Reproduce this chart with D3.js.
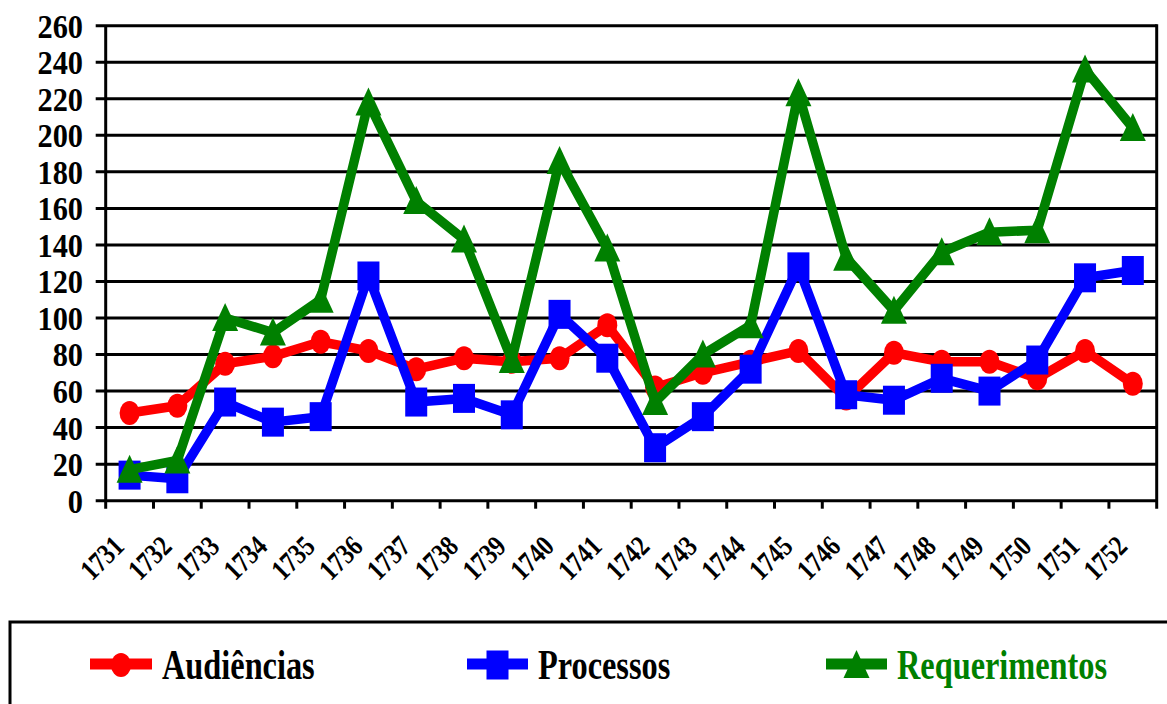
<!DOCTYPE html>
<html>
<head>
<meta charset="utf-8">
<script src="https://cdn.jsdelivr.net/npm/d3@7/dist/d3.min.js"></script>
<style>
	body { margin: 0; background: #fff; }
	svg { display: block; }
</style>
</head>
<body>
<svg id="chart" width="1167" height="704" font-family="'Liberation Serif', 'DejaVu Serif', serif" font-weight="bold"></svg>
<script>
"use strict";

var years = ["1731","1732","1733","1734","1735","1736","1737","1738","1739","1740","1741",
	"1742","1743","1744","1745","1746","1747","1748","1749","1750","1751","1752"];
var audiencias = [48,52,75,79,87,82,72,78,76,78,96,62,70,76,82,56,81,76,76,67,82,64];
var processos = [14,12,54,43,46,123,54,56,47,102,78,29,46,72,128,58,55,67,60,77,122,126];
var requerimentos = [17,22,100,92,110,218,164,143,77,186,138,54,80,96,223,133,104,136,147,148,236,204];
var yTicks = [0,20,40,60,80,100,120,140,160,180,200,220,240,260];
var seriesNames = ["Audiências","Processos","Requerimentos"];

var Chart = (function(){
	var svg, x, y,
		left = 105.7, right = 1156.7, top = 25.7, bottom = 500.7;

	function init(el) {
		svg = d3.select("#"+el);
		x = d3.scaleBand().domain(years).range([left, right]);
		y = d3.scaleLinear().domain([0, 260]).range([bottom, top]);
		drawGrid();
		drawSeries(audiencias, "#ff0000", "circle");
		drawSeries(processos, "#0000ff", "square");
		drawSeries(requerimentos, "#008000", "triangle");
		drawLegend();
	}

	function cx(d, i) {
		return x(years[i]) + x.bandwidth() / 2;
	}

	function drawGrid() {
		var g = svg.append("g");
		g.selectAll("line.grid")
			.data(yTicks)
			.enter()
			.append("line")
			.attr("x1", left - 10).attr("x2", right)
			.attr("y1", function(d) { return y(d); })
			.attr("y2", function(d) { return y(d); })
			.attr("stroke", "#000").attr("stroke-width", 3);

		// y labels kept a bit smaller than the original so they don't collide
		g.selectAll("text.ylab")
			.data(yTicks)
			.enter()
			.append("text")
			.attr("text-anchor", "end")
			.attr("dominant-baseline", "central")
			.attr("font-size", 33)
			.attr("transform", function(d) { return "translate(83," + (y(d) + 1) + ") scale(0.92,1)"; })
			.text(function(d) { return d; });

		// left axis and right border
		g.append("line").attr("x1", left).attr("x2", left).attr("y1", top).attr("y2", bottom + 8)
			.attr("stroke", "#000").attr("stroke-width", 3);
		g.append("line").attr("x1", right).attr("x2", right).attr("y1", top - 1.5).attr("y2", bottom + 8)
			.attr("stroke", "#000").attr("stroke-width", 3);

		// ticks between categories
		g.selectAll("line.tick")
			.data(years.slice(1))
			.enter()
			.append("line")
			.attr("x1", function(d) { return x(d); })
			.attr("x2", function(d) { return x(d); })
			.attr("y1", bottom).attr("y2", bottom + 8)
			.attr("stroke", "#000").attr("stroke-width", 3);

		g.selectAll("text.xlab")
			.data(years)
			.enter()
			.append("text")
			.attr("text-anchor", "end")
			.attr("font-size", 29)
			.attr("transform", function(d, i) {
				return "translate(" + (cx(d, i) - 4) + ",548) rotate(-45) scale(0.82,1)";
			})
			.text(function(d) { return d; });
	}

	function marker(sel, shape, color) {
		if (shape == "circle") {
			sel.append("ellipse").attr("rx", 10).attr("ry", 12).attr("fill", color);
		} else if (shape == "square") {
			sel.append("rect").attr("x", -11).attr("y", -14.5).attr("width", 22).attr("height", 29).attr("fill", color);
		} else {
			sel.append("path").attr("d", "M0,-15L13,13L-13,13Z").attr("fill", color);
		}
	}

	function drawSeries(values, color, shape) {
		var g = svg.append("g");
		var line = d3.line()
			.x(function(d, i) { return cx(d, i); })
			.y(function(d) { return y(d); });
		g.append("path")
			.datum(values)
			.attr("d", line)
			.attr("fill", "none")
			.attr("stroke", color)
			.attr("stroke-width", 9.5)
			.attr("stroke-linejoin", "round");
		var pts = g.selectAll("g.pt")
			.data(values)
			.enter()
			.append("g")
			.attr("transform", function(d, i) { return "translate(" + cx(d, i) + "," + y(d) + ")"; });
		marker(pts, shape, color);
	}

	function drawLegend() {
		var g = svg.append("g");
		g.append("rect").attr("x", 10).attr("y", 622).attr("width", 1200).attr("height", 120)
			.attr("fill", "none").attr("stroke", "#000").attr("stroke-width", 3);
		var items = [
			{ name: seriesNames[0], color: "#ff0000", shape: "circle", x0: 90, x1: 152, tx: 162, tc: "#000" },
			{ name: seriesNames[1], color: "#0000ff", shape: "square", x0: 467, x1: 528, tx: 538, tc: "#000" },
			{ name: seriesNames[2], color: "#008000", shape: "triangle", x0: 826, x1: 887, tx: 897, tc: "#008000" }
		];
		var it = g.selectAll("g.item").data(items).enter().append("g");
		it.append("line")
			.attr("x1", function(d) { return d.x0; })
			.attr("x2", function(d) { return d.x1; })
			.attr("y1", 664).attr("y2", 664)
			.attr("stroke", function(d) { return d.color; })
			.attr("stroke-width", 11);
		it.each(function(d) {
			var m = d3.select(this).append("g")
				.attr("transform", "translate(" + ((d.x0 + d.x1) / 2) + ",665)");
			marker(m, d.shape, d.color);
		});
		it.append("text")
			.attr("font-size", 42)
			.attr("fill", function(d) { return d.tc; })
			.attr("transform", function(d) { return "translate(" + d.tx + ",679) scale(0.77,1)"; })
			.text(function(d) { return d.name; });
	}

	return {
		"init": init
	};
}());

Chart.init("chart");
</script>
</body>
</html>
------------------------------------------------
THE TASK: Copy exactly the lines running from the beginning of the listing through the line that has "left = 105.7, right". Drop the pictures.

CORRECT ANSWER:
Reproduce this chart with D3.js.
<!DOCTYPE html>
<html>
<head>
<meta charset="utf-8">
<script src="https://cdn.jsdelivr.net/npm/d3@7/dist/d3.min.js"></script>
<style>
	body { margin: 0; background: #fff; }
	svg { display: block; }
</style>
</head>
<body>
<svg id="chart" width="1167" height="704" font-family="'Liberation Serif', 'DejaVu Serif', serif" font-weight="bold"></svg>
<script>
"use strict";

var years = ["1731","1732","1733","1734","1735","1736","1737","1738","1739","1740","1741",
	"1742","1743","1744","1745","1746","1747","1748","1749","1750","1751","1752"];
var audiencias = [48,52,75,79,87,82,72,78,76,78,96,62,70,76,82,56,81,76,76,67,82,64];
var processos = [14,12,54,43,46,123,54,56,47,102,78,29,46,72,128,58,55,67,60,77,122,126];
var requerimentos = [17,22,100,92,110,218,164,143,77,186,138,54,80,96,223,133,104,136,147,148,236,204];
var yTicks = [0,20,40,60,80,100,120,140,160,180,200,220,240,260];
var seriesNames = ["Audiências","Processos","Requerimentos"];

var Chart = (function(){
	var svg, x, y,
		left = 105.7, right = 1156.7, top = 25.7, bottom = 500.7;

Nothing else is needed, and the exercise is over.